Wow. This is hard to wrap your head around. Tom Forcella, superintendent of Chapel Hill-Carrboro Schools, is opposing a proposed charter school that would be named for Howard and Lillian Lee because it could, in the words of the News & Observer, “erode” the district’s diversity.

“There would be, I think, a detrimental impact to our district in that our minority numbers are not huge and that if this were to come to fruition in the (enrollment) numbers they are hoping to generate, it could significantly decrease our numbers as far as minority students – and I know this district and this community value diversity,” Forcella said. “And we would not want to see those numbers go down in our schools and we actually would want to see us do a better job in working with it and keep the numbers up to where they are now.” 

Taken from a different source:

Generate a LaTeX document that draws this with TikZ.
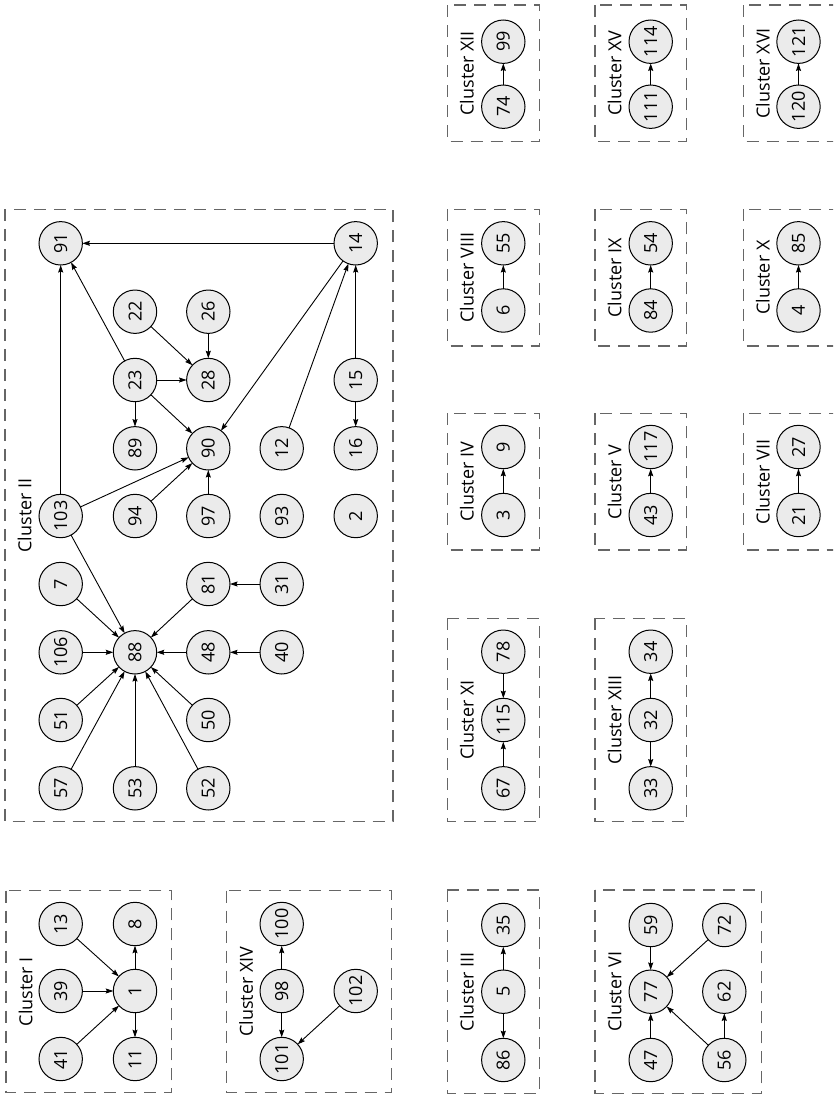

You see, the problem is, there aren’t that many black and Hispanic students in the district (which is 54.6 percent white), so a school that diverted even a couple hundred minority students would damage the racial mix in the rest of the district.
District officials aren’t entertaining the retrograde notion that black and Hispanic kids learn more sitting next to whites, are they?
To this mindset, “diversity” is so important that nothing can “erode” it, even if doing so might help kids who’ve been failed by the policies implemented by these kids’ “benefactors” in the school district.
Oh yeah, and the district worries because the school would reduce the district’s per-pupil funding from the state by about $10,000 per student. Well, duh. If you lose enrollment, you lose money. As someone said, that’s not ideology, it’s math.